Dan Gross has an interesting piece up at Slate about the fate of all the sovereign-wealth funds (SWFs) that looked poised to take over big chunks of the U.S. economy two years ago. (Sovereign-wealth funds are bascially massive pools of capital controlled by foreign governments looking to invest cash accumulated from trade surpluses.) It turns out many took huge positions in American financial institutions at about the worst moment possible:
SWFs have also proven to be poor market-timers, as many of them plunged deeply into stocks in 2007 and 2008 and were effectively taken to the cleaners by American financiers. Singapore's Temasek just sold at a huge loss the stake in Bank of America it had acquired via a $4.4 billion investment in Merrill Lynch. The Abu Dhabi Investment Authority in November 2007 invested $7.5 billion in Citigroup, buying preferred stock convertible into common stock at prices in the mid-$30s.
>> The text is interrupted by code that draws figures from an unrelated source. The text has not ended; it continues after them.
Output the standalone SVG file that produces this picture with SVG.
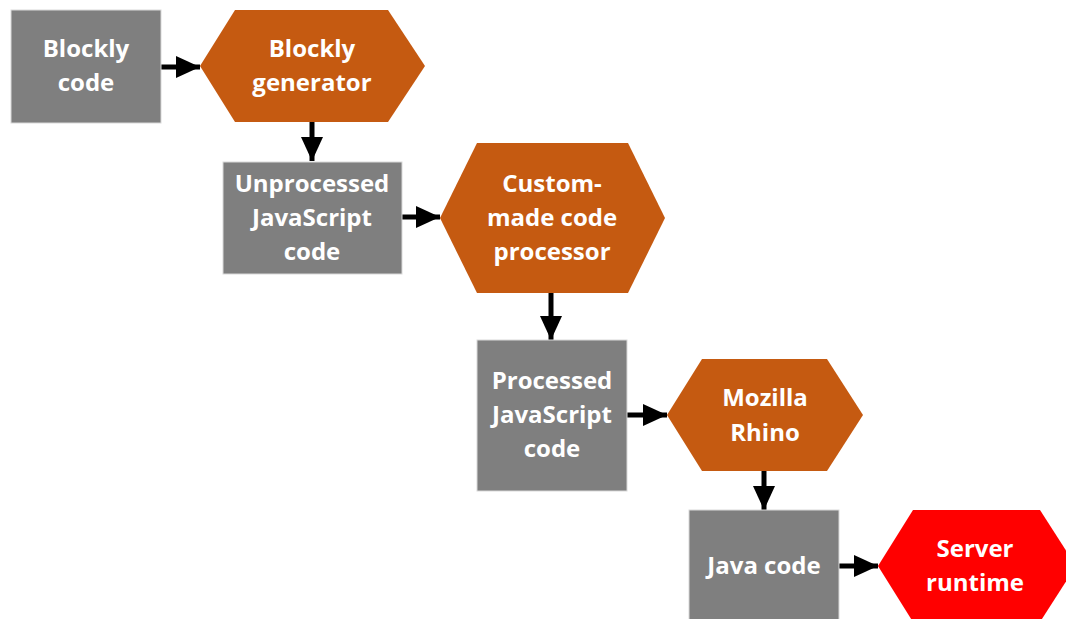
<svg xmlns="http://www.w3.org/2000/svg" width="1066" height="619" viewBox="0 0 1066 619">
<style>
.box{fill:#7f7f7f;stroke:#d9d9d9;stroke-width:1}
.proc{fill:#c55a11}
.srv{fill:#ff0000}
.t{font-family:"Open Sans","Liberation Sans",sans-serif;font-weight:bold;font-size:24px;fill:#ffffff;text-anchor:middle}
.c{stroke:#000;stroke-width:5;fill:none}
</style>
<defs>
<marker id="ah" markerUnits="userSpaceOnUse" markerWidth="26" markerHeight="24" refX="24" refY="12" orient="auto">
<polygon points="0,1 24,12 0,23" fill="#000"/>
</marker>
</defs>
<rect width="1066" height="619" fill="#ffffff"/>
<g id="connectors">
<line class="c" x1="161" y1="67" x2="200" y2="67" marker-end="url(#ah)"/>
<line class="c" x1="312" y1="122" x2="312" y2="161" marker-end="url(#ah)"/>
<line class="c" x1="402" y1="217" x2="440" y2="217" marker-end="url(#ah)"/>
<line class="c" x1="551" y1="293" x2="551" y2="340" marker-end="url(#ah)"/>
<line class="c" x1="627" y1="415" x2="667" y2="415" marker-end="url(#ah)"/>
<line class="c" x1="764" y1="471" x2="764" y2="510" marker-end="url(#ah)"/>
<line class="c" x1="839" y1="566" x2="878" y2="566" marker-end="url(#ah)"/>
</g>
<g id="blockly-code">
<rect class="box" x="11" y="10" width="150" height="113"/>
<text class="t" x="86" y="57">Blockly</text>
<text class="t" x="86" y="91">code</text>
</g>
<g id="blockly-generator">
<polygon class="proc" points="200,66 235,10 388,10 425,66 388,122 235,122"/>
<text class="t" x="312" y="57">Blockly</text>
<text class="t" x="312" y="91">generator</text>
</g>
<g id="unprocessed-js">
<rect class="box" x="223" y="162" width="179" height="112"/>
<text class="t" x="312" y="192">Unprocessed</text>
<text class="t" x="312" y="226">JavaScript</text>
<text class="t" x="312" y="260">code</text>
</g>
<g id="code-processor">
<polygon class="proc" points="440,218 477,143 628,143 665,218 628,293 477,293"/>
<text class="t" x="552" y="192">Custom-</text>
<text class="t" x="552" y="226">made code</text>
<text class="t" x="552" y="260">processor</text>
</g>
<g id="processed-js">
<rect class="box" x="477" y="340" width="150" height="151"/>
<text class="t" x="552" y="389">Processed</text>
<text class="t" x="552" y="423">JavaScript</text>
<text class="t" x="552" y="457">code</text>
</g>
<g id="mozilla-rhino">
<polygon class="proc" points="667,415 702,359 827,359 863,415 827,471 702,471"/>
<text class="t" x="765" y="406">Mozilla</text>
<text class="t" x="765" y="441">Rhino</text>
</g>
<g id="java-code">
<rect class="box" x="689" y="510" width="150" height="115"/>
<text class="t" x="764" y="574">Java code</text>
</g>
<g id="server-runtime">
<polygon class="srv" points="878,566 913,510 1040,510 1076,566 1040,622 913,622"/>
<text class="t" x="975" y="557">Server</text>
<text class="t" x="975" y="591">runtime</text>
</g>
</svg>
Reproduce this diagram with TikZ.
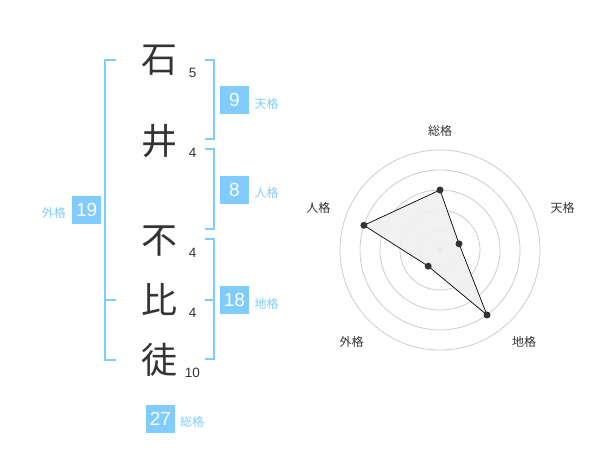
\documentclass[tikz,border=0pt]{standalone}
\usepackage{fontspec}
\setmainfont{Liberation Sans}
\newfontfamily\cjk{Noto Sans CJK JP}
\definecolor{lblue}{RGB}{128,204,255}
\definecolor{dgray}{RGB}{51,51,51}
\definecolor{cgray}{RGB}{204,204,204}
\definecolor{pfill}{RGB}{240,240,240}
\begin{document}
\begin{tikzpicture}[x=1pt,y=-1pt,
  kanji/.style={inner sep=0pt,text=dgray,font=\cjk\fontsize{36}{36}\selectfont},
  strokes/.style={inner sep=0pt,text=dgray,font=\fontsize{13.5}{14}\selectfont},
  numbox/.style={fill=lblue,text=white,minimum width=29pt,minimum height=28pt,inner sep=0pt,font=\fontsize{19}{20}\selectfont},
  kaku/.style={inner sep=0pt,text=lblue,font=\cjk\fontsize{12}{12}\selectfont},
  bracket/.style={draw=lblue,line width=2pt},
  ring/.style={draw=cgray,line width=0.8pt},
  axlabel/.style={inner sep=0pt,text=dgray,font=\cjk\fontsize{12}{12}\selectfont},
  pt/.style={circle,fill=dgray,inner sep=0pt,minimum size=7pt}]
\useasboundingbox (0,0) rectangle (600,470);
% kanji
\node[kanji] (k1) at (159,60) {石};
\node[kanji] (k2) at (159,141) {井};
\node[kanji] (k3) at (159,241) {不};
\node[kanji] (k4) at (159,300) {比};
\node[kanji] (k5) at (159,360) {徒};
\node[strokes] (s1) at (192.7,72.7) {5};
\node[strokes] (s2) at (192.7,153.3) {4};
\node[strokes] (s3) at (192.7,252.7) {4};
\node[strokes] (s4) at (192.7,313.3) {4};
\node[strokes] (s5) at (192.5,372.7) {10};
% brackets
\coordinate (la) at (116,60);
\coordinate (lb) at (105,60);
\coordinate (lc) at (105,360);
\coordinate (ld) at (116,360);
\coordinate (lm1) at (105,300);
\coordinate (lm2) at (116,300);
\draw[bracket] (la) -- (lb) -- (lc) -- (ld);
\draw[bracket] (lm1) -- (lm2);
\coordinate (ta) at (205,60);
\coordinate (tb) at (214.3,60);
\coordinate (tc) at (214.3,139.3);
\coordinate (td) at (205,139.3);
\draw[bracket] (ta) -- (tb) -- (tc) -- (td);
\coordinate (ja) at (205,149.3);
\coordinate (jb) at (214.3,149.3);
\coordinate (jc) at (214.3,229.3);
\coordinate (jd) at (205,229.3);
\draw[bracket] (ja) -- (jb) -- (jc) -- (jd);
\coordinate (ca) at (205,239.3);
\coordinate (cb) at (214.3,239.3);
\coordinate (cc) at (214.3,359.3);
\coordinate (cd) at (205,359.3);
\coordinate (cm1) at (205,300);
\coordinate (cm2) at (214.3,300);
\draw[bracket] (ca) -- (cb) -- (cc) -- (cd);
\draw[bracket] (cm1) -- (cm2);
% boxes
\node[numbox] (b9) at (234.5,100) {9};
\node[numbox] (b8) at (234.5,190) {8};
\node[numbox] (b19) at (86.7,210) {19};
\node[numbox] (b18) at (234.5,300) {18};
\node[numbox] (b27) at (160.5,419) {27};
\node[kaku,anchor=west] (l9) at (254.3,104) {天格};
\node[kaku,anchor=west] (l8) at (254.3,193.3) {人格};
\node[kaku,anchor=west] (l19) at (41.7,213.3) {外格};
\node[kaku,anchor=west] (l18) at (254.3,304) {地格};
\node[kaku,anchor=west] (l27) at (180,422.3) {総格};
% radar
\coordinate (c) at (440,250);
\foreach \r in {20,40,60,80,100} \draw[ring] (c) circle[radius=\r];
\fill[cgray] (c) circle[radius=3.5];
\path (c) ++(0,-60) coordinate (pS)
      (c) ++(19.0,-6.2) coordinate (pT)
      (c) ++(47.0,65.0) coordinate (pC)
      (c) ++(-11.8,16.2) coordinate (pG)
      (c) ++(-76.1,-24.7) coordinate (pJ);
\draw[fill=pfill,fill opacity=0.9,draw=black,line width=0.7pt] (pS) -- (pT) -- (pC) -- (pG) -- (pJ) -- cycle;
\foreach \p in {pS,pT,pC,pG,pJ} \node[pt] at (\p) {};
\node[axlabel] (aS) at (440,130.5) {総格};
\node[axlabel] (aT) at (562.7,208.3) {天格};
\node[axlabel] (aJ) at (318.3,208.3) {人格};
\node[axlabel] (aG) at (351.7,341.7) {外格};
\node[axlabel] (aC) at (524,341.7) {地格};
\end{tikzpicture}
\end{document}
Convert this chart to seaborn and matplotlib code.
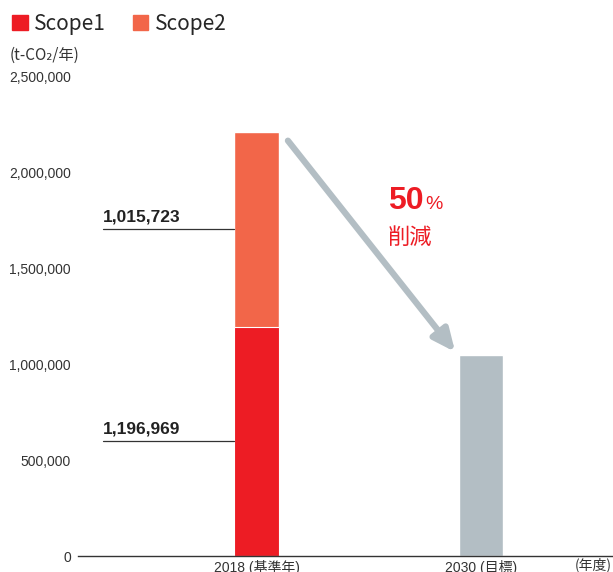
import numpy as np
import matplotlib
matplotlib.use("Agg")
import matplotlib.pyplot as plt
import matplotlib.patches as mpatches
import pandas as pd
import seaborn as sns

# data
years = ["2018 (基準年)", "2030 (目標)"]
scope1 = [1196969, 0]
scope2 = [1015723, 0]
target_2030 = 1050000
yticks = [0, 500000, 1000000, 1500000, 2000000, 2500000]

red = "#ed1c24"
orange = "#f26649"
gray = "#b3bec4"

sns.set_theme(style="white")
plt.rcParams['font.family'] = ['Liberation Sans', 'Noto Sans CJK JP', 'DejaVu Sans']

totals = [scope1[0] + scope2[0], target_2030]
df = pd.DataFrame({"year": years, "total": totals, "scope1": scope1})

fig = plt.figure(figsize=(6.13, 5.72), dpi=100)
ax = fig.add_axes([78 / 613, 16 / 572, 535 / 613, 479 / 572])

# orange = total for 2018, gray for 2030 target
sns.barplot(data=df, x="year", y="total", hue="year", palette=[orange, gray],
            width=0.2, legend=False, ax=ax, saturation=1)
# red scope1 on the bottom
sns.barplot(data=df.iloc[:1], x="year", y="scope1", color=red, width=0.2,
            ax=ax, saturation=1, edgecolor="white", linewidth=0.8)

ax.set_ylim(0, 2500000)
ax.set_xlim(-0.795, 1.588)
ax.set_yticks(yticks)
ax.set_yticklabels([f"{v:,}" for v in yticks], fontsize=10, color="#333333")
ax.tick_params(axis="y", length=0, pad=5)
ax.tick_params(axis="x", length=0, pad=3, labelsize=10, labelcolor="#333333")
ax.set_xlabel("")
ax.set_ylabel("")
for s in ["top", "right", "left"]:
    ax.spines[s].set_visible(False)
ax.spines["bottom"].set_color("#333333")
ax.spines["bottom"].set_linewidth(1)

# value callouts with leader lines
mids = [scope1[0] / 2, scope1[0] + scope2[0] / 2]
vals = [scope1[0], scope2[0]]
for m, v in zip(mids, vals):
    ax.plot([-0.684, -0.1], [m, m], color="#333333", lw=0.9)
    ax.text(-0.684, m + 25000, f"{v:,}", fontsize=12.5, fontweight="bold",
            color="#222222", ha="left", va="bottom")

# reduction arrow
ax.annotate("", xy=(0.885, target_2030 + 15000), xytext=(0.14, totals[0] - 45000),
            arrowprops=dict(arrowstyle="-|>,head_length=1.1,head_width=0.5",
                            color=gray, lw=4.5, shrinkA=0, shrinkB=0))

ax.text(0.586, 1810000, "50", fontsize=23, fontweight="bold", color=red,
        ha="left", va="baseline")
ax.text(0.752, 1810000, "%", fontsize=14, color=red, ha="left", va="baseline")
ax.text(0.586, 1630000, "削減", fontsize=16, color=red, ha="left", va="baseline",
        family=['Noto Sans CJK JP'])

# unit labels
fig.text(10 / 613, 1 - 55 / 572, "(t-CO₂/年)", fontsize=11, color="#333333",
         ha="left", va="center", family=['Noto Sans CJK JP', 'DejaVu Sans'])
fig.text(612 / 613, 1 - 565 / 572, "(年度)", fontsize=10, color="#333333",
         ha="right", va="center", family=['Noto Sans CJK JP'])

handles = [mpatches.Patch(color=red, label="Scope1"),
           mpatches.Patch(color=orange, label="Scope2")]
fig.legend(handles=handles, loc="upper left", bbox_to_anchor=(12 / 613, 1 - 13 / 572),
           ncol=2, frameon=False, handlelength=0.75, handleheight=0.75,
           handletextpad=0.3, columnspacing=1.3, borderpad=0, borderaxespad=0,
           prop={'family': ['Noto Sans CJK JP'], 'size': 15})

fig.savefig("out.png", dpi=100)
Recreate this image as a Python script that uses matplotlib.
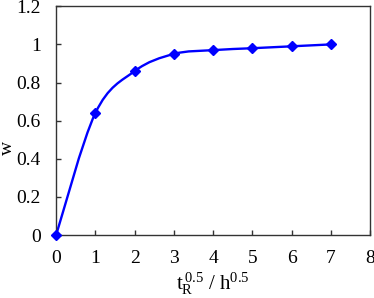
import matplotlib
matplotlib.use("Agg")
import matplotlib.pyplot as plt
from matplotlib.path import Path
from matplotlib.patches import PathPatch
import numpy as np

x_vals = [0, 1, 2, 3, 4, 5, 6, 7]
w_vals = [0.0, 0.64, 0.86, 0.95, 0.97, 0.98, 0.99, 1.0]
x_ticks = [0, 1, 2, 3, 4, 5, 6, 7, 8]
y_ticks = [0, 0.2, 0.4, 0.6, 0.8, 1.0, 1.2]
y_tick_labels = ["0", "0.2", "0.4", "0.6", "0.8", "1", "1.2"]

plt.rcParams['font.family'] = ['Liberation Serif', 'DejaVu Serif']
plt.rcParams['mathtext.fontset'] = 'custom'
plt.rcParams['mathtext.rm'] = 'Liberation Serif'

fig = plt.figure(figsize=(3.74, 2.98), dpi=100)
ax = fig.add_axes([0.150, 0.211, 0.840, 0.768])

# smoothed line (Catmull-Rom style bezier, like a spreadsheet "smoothed line")
pts = np.column_stack([x_vals, w_vals]).astype(float)
verts = [pts[0]]
codes = [Path.MOVETO]
n = len(pts)
for i in range(n - 1):
    p0 = pts[i - 1] if i > 0 else pts[i]
    p1 = pts[i]
    p2 = pts[i + 1]
    p3 = pts[i + 2] if i + 2 < n else pts[i + 1]
    c1 = p1 + (p2 - p0) / 6.0
    c2 = p2 - (p3 - p1) / 6.0
    verts += [c1, c2, p2]
    codes += [Path.CURVE4] * 3
ax.add_patch(PathPatch(Path(verts, codes), facecolor='none', edgecolor='#0000ff', lw=1.7, zorder=2))
ax.plot(x_vals, w_vals, linestyle='none', marker='D', markersize=5.5, color='#0000ff', zorder=3, clip_on=False)

ax.set_xlim(0, 8)
ax.set_ylim(0, 1.2)
ax.set_xticks(x_ticks)
ax.set_yticks(y_ticks)
ax.set_yticklabels(y_tick_labels)
ax.tick_params(axis='both', direction='in', length=3.5, width=1, labelsize=14, color='#333333')
ax.tick_params(axis='x', pad=11)
ax.tick_params(axis='y', pad=11)
for s in ax.spines.values():
    s.set_linewidth(1)
    s.set_color('#333333')

ax.set_xlabel(r'$\mathrm{t_R^{\,0.5}}$ / $\mathrm{h^{0.5}}$', fontsize=15, labelpad=2)
ax.set_ylabel('w', fontsize=14)
ax.yaxis.set_label_coords(-0.128, 0.38)

fig.savefig('out.png', dpi=100)
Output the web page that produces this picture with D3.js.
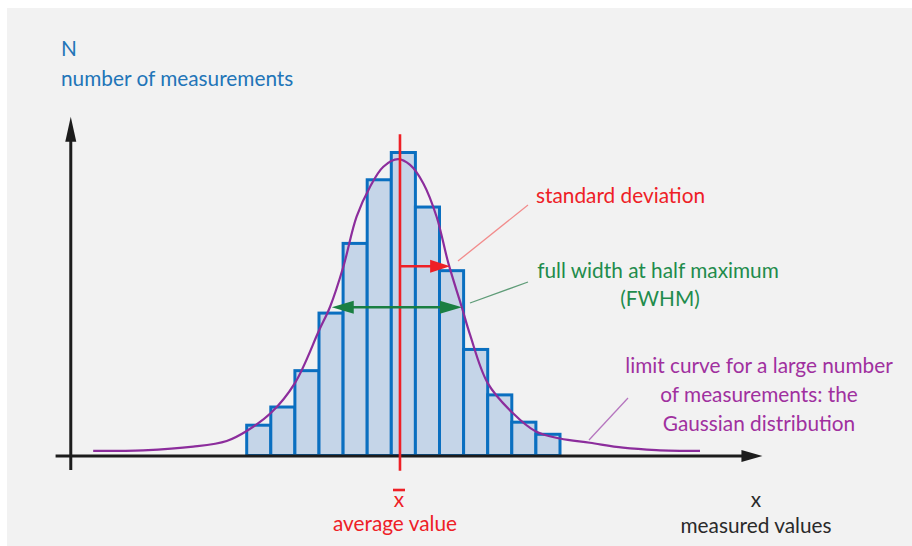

Citi's stock today trades for less than $4. In March 2007, China Investment Corp. bought $3 billion in stock of Blackstone at about $28 per share. Today, Blackstone trades at about $11 per share, meaning China's down about 60 percent on that investment.
It's not like we orchestrated the financial crisis to bleed the Chinese and the big oil producers. But I doubt too many U.S. policymakers are teary-eyed over the end of the sovereign-wealth fund boom. How large a stake a foreign government should be allowed to acquire in a major U.S company is just an incredibly fraught question.
Of course, it's clearly going to come back sooner or later assuming we keep running up trade deficits.